What the task asks:
Locate every line in the records below that holds the word "this" and return each one.

Task material:
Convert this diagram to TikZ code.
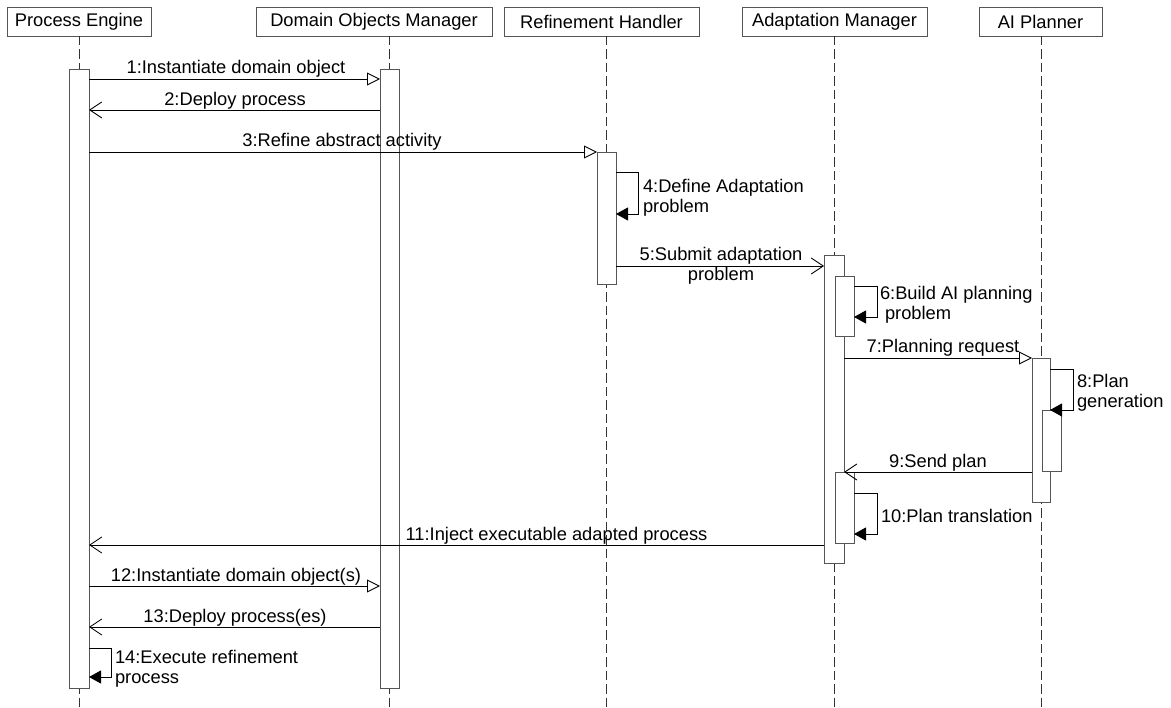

* * *

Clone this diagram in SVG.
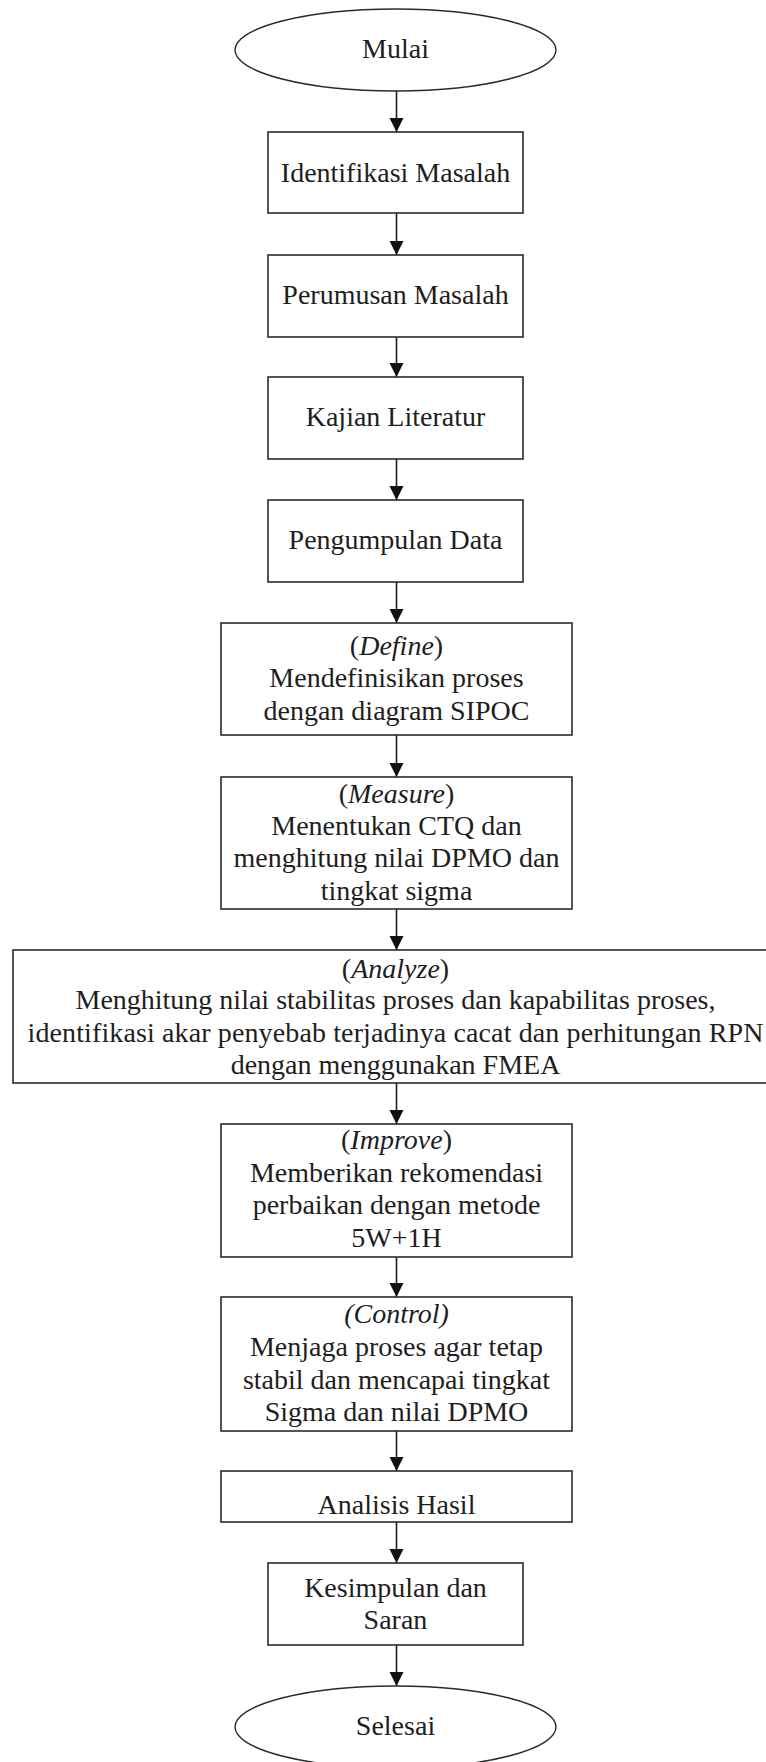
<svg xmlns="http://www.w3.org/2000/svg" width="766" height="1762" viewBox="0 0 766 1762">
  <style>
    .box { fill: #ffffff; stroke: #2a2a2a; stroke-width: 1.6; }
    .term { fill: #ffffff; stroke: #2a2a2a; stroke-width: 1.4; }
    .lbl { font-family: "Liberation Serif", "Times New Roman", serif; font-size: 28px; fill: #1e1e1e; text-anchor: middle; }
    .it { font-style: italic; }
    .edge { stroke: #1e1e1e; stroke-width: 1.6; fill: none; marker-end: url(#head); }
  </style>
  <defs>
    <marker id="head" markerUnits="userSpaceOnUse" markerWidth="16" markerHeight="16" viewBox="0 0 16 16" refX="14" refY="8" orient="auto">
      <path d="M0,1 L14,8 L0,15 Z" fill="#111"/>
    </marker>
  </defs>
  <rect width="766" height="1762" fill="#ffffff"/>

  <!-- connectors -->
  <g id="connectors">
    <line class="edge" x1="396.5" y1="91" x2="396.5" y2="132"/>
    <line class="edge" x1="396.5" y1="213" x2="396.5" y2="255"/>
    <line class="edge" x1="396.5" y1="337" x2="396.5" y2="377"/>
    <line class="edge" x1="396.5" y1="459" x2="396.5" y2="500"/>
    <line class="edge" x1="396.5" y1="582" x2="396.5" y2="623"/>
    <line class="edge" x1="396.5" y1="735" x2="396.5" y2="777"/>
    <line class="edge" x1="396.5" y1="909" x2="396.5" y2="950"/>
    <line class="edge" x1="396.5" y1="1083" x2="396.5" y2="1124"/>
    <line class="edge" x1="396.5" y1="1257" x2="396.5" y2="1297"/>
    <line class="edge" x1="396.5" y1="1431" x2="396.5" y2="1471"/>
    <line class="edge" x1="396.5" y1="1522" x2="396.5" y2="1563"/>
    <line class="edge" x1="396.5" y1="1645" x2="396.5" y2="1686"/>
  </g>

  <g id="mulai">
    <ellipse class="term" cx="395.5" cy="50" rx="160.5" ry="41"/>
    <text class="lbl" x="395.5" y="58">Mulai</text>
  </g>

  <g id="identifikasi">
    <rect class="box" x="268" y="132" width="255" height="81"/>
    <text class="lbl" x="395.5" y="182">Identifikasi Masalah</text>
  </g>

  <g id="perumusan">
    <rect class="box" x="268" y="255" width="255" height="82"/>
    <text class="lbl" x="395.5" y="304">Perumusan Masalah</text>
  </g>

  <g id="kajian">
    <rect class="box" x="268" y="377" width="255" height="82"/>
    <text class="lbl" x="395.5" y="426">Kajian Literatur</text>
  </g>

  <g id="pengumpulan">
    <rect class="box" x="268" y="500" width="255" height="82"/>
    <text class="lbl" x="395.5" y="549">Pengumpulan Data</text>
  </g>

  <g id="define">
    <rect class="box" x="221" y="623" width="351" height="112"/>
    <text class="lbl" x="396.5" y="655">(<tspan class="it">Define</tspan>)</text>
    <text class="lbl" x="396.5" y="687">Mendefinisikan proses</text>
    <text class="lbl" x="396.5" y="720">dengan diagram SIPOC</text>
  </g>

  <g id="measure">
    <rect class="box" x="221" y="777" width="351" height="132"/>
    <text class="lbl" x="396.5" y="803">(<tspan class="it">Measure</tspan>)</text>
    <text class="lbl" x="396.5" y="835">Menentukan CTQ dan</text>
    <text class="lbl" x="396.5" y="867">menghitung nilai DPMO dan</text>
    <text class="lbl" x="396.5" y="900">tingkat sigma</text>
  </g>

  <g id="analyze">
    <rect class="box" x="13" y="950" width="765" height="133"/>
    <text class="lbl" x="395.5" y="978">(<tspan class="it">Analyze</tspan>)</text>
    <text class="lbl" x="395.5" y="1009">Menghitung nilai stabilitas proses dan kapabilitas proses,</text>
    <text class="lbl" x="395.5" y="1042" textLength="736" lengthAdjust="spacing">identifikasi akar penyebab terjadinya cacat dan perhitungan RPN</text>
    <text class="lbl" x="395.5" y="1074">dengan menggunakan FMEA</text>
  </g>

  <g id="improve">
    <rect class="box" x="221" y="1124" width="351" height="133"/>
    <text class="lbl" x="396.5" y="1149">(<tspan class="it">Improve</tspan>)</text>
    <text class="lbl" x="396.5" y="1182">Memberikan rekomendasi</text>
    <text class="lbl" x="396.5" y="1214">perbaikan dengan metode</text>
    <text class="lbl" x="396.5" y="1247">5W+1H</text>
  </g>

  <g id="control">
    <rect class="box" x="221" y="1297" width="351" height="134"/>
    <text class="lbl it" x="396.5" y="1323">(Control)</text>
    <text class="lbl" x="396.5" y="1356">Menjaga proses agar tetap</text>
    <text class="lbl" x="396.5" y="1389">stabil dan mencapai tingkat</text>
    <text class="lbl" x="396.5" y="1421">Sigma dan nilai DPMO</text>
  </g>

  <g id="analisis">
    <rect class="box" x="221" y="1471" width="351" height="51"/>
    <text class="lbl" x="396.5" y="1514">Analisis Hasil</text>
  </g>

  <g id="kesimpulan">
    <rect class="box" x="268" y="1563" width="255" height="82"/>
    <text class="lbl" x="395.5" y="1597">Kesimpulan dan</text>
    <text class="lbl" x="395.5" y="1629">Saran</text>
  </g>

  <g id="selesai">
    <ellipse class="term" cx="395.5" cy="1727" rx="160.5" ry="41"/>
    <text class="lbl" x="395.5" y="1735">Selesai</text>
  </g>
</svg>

==

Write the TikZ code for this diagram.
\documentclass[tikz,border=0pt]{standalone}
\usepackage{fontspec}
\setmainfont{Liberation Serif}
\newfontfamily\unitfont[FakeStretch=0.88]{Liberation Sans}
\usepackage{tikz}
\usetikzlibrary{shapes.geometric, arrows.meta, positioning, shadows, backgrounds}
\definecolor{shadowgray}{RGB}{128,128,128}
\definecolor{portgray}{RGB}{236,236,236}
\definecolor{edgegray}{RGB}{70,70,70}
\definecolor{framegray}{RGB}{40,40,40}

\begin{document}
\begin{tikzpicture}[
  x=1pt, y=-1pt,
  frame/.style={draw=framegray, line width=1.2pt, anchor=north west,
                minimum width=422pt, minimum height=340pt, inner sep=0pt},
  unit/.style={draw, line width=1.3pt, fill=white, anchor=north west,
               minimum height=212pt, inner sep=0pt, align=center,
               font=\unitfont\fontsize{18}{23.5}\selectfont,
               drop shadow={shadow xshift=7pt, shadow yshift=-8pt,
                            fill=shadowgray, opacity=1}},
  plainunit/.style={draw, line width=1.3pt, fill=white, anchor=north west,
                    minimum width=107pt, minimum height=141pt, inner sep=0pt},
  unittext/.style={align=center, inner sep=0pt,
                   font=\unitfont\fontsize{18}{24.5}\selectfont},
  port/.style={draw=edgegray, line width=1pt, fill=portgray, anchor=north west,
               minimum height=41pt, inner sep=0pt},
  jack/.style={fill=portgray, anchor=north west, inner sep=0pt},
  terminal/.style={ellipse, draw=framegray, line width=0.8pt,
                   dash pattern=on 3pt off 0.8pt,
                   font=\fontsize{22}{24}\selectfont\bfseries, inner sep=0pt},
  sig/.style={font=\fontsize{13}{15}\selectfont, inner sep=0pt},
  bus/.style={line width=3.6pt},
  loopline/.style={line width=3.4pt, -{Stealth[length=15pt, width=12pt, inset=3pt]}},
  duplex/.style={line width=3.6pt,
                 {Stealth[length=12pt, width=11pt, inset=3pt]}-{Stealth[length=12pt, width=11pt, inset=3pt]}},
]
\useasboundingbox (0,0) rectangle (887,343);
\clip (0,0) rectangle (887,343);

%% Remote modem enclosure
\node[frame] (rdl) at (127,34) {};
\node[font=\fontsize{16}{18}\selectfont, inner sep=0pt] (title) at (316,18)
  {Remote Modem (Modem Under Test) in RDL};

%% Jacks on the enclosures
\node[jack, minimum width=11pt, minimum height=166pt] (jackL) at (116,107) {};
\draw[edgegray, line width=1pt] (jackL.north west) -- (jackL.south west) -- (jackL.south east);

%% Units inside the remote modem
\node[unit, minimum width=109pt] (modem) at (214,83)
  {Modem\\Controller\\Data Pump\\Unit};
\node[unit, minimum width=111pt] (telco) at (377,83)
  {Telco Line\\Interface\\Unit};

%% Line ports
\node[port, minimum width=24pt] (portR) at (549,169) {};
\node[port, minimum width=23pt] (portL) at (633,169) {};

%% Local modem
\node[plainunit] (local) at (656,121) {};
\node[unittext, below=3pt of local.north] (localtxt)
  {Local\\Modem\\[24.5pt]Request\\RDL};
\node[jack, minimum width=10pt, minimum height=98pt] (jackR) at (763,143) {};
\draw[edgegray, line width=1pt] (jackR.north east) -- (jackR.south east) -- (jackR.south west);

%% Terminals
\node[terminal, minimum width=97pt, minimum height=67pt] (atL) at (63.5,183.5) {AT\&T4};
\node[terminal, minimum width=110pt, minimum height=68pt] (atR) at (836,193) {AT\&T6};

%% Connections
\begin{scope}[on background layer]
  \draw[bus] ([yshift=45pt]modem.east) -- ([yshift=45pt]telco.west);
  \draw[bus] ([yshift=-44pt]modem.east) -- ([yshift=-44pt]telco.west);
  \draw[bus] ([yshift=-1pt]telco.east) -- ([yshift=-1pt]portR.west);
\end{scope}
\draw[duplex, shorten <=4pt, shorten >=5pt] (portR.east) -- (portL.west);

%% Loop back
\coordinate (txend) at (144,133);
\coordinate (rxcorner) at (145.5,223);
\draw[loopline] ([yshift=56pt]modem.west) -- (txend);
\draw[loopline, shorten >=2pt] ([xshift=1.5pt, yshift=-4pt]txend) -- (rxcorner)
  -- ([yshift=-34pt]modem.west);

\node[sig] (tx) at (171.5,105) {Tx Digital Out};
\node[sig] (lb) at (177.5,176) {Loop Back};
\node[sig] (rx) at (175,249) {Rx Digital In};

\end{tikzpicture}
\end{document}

Full output:
Convert this diagram to TikZ code.
Clone this diagram in SVG.
Write the TikZ code for this diagram.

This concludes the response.